■ **WRITTEN TASK**
Only the lines from the one containing "Reproduce this chart with matplotlib." down to the one containing "from matplotlib.ticker import", inclusive, are to be quoted exactly.

■ **EXTRACTED ENTRIES**
'''

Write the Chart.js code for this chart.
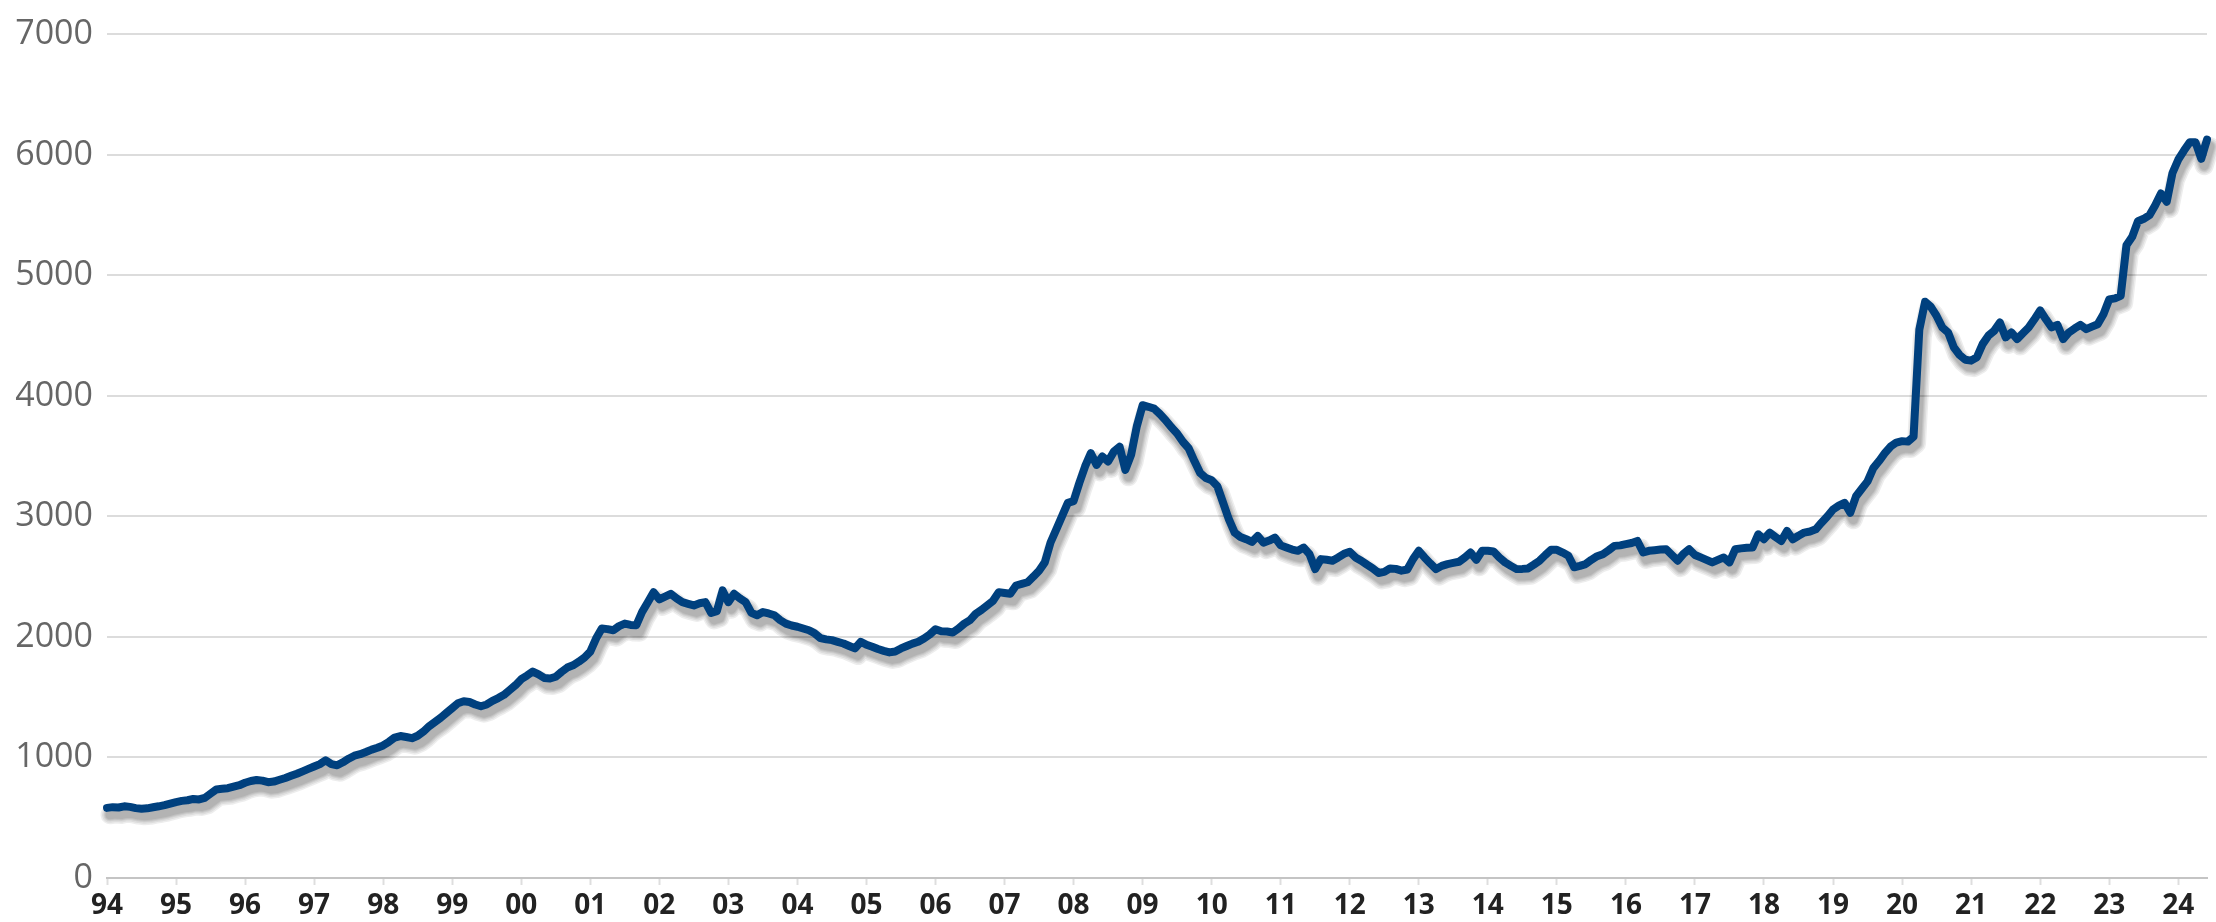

'''
'''

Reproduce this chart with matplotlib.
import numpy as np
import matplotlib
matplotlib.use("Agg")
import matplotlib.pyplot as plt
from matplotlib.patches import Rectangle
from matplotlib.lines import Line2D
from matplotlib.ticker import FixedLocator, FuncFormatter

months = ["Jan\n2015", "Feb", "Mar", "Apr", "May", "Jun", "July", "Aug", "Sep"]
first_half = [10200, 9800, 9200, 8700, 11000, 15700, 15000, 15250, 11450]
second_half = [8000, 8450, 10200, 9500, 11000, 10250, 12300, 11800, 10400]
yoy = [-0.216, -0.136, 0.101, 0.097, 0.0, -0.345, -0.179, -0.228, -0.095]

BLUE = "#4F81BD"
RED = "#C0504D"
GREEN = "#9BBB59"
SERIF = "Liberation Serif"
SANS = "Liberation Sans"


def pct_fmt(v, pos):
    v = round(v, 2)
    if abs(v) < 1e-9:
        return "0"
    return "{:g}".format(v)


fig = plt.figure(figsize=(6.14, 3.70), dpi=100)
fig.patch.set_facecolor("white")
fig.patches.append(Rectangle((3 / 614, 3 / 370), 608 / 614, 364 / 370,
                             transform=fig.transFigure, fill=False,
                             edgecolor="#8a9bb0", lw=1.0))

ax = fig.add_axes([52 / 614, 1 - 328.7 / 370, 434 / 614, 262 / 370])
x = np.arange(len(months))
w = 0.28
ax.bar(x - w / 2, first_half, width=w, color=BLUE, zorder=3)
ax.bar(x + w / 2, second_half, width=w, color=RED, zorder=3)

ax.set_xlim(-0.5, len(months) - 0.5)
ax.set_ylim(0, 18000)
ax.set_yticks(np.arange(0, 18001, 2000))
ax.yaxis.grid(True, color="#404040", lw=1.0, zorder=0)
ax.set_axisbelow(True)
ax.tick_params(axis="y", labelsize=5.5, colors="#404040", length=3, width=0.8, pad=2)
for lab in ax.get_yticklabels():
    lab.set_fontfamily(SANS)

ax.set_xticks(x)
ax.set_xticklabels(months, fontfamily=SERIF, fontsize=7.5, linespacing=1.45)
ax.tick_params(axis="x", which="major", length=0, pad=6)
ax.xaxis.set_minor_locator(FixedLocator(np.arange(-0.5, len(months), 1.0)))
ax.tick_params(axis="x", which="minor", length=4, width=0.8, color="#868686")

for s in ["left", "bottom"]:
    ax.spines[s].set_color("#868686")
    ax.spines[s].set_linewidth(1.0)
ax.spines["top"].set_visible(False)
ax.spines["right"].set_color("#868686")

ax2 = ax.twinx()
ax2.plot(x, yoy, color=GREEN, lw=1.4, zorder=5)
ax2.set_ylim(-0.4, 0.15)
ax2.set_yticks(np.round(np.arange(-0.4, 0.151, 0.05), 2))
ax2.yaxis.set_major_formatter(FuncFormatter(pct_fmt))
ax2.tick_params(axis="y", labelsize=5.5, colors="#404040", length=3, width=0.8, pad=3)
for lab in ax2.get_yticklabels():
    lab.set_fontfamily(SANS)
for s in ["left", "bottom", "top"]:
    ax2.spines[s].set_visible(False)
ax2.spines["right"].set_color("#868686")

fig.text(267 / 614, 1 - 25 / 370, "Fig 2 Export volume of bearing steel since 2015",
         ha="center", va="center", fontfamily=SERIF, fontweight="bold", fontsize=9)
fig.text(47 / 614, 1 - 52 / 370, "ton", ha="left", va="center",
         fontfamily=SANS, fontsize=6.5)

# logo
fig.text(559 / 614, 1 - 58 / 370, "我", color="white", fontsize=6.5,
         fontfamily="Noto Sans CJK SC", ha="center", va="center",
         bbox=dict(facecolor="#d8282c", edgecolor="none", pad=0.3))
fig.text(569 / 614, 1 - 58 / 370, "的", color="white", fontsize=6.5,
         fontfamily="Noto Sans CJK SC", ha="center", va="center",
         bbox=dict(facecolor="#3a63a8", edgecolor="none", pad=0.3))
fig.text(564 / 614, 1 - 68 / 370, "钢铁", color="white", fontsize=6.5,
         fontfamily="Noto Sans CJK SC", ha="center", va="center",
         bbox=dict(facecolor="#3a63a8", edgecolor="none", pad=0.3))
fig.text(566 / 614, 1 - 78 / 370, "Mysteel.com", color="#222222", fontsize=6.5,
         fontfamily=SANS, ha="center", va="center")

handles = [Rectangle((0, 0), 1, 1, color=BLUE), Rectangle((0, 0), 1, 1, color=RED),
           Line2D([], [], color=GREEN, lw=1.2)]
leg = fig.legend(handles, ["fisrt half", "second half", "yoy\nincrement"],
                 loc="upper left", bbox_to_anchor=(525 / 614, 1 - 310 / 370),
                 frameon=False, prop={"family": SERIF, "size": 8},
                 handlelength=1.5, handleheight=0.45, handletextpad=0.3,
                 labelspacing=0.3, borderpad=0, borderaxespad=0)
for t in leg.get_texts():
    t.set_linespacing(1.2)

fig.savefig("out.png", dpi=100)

'''
'''

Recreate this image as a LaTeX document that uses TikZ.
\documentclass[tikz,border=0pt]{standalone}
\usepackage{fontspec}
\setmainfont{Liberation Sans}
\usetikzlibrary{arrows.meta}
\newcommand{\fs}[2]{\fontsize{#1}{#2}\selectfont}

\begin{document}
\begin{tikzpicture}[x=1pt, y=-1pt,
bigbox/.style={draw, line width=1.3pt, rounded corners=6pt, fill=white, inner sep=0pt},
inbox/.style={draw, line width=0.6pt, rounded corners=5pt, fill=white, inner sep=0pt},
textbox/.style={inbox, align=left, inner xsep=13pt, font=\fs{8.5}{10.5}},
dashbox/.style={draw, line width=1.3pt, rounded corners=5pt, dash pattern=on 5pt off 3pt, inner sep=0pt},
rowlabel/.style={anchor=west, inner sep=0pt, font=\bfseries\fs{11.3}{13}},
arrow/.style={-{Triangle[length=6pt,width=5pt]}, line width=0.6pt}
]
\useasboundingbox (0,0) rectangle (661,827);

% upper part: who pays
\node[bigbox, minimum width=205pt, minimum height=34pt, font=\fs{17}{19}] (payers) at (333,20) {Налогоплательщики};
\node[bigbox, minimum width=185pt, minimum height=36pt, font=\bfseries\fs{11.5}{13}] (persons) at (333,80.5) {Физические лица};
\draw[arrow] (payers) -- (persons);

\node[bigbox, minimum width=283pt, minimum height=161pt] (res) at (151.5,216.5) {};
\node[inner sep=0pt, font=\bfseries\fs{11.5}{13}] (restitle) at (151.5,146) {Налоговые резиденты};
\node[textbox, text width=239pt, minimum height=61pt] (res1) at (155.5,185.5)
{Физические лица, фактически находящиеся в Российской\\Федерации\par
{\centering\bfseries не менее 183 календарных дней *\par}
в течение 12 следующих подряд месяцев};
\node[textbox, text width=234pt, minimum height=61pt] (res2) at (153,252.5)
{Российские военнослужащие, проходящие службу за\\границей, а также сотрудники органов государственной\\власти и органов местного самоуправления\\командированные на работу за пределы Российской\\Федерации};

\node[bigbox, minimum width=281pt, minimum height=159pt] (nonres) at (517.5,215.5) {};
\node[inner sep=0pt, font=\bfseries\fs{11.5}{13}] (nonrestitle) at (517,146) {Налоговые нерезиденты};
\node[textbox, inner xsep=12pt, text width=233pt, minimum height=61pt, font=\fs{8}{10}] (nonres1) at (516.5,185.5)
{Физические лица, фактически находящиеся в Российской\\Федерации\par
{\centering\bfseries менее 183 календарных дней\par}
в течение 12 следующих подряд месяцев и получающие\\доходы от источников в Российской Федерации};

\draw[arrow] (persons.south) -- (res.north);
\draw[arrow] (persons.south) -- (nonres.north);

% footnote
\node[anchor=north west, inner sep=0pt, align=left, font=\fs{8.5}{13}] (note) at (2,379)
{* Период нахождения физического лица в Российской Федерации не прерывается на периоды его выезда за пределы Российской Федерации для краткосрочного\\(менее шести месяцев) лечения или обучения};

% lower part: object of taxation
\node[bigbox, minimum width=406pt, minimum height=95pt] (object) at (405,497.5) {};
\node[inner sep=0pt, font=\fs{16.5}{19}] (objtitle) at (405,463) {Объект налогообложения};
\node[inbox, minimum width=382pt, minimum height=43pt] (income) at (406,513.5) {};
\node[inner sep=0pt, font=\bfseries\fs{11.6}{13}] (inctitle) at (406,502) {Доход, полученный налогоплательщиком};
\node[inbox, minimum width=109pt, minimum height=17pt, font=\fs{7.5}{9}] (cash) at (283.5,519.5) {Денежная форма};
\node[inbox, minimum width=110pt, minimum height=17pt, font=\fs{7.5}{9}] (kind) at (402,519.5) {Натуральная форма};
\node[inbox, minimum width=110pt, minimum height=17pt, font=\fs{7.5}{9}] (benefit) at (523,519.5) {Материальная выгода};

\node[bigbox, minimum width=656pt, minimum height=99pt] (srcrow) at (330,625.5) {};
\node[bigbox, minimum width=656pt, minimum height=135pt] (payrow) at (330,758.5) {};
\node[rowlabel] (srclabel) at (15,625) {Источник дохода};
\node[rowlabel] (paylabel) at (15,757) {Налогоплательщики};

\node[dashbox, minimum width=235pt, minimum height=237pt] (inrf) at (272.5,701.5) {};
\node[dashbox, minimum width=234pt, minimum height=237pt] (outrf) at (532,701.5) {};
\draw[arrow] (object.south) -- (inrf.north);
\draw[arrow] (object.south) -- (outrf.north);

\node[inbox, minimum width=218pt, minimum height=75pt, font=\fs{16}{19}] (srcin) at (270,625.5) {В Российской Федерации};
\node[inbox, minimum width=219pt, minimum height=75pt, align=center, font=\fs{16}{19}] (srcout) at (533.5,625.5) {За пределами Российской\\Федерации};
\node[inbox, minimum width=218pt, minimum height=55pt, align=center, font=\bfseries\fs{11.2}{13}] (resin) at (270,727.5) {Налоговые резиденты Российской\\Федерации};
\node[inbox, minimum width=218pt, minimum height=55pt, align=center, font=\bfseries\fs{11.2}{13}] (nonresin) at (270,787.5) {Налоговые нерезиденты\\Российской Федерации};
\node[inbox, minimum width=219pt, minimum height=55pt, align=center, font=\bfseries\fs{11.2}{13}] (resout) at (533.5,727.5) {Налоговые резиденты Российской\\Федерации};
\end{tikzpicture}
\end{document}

'''

■ **ANSWER IN FULL**
Reproduce this chart with matplotlib.
import numpy as np
import matplotlib
matplotlib.use("Agg")
import matplotlib.pyplot as plt
from matplotlib.patches import Rectangle
from matplotlib.lines import Line2D
from matplotlib.ticker import FixedLocator, FuncFormatter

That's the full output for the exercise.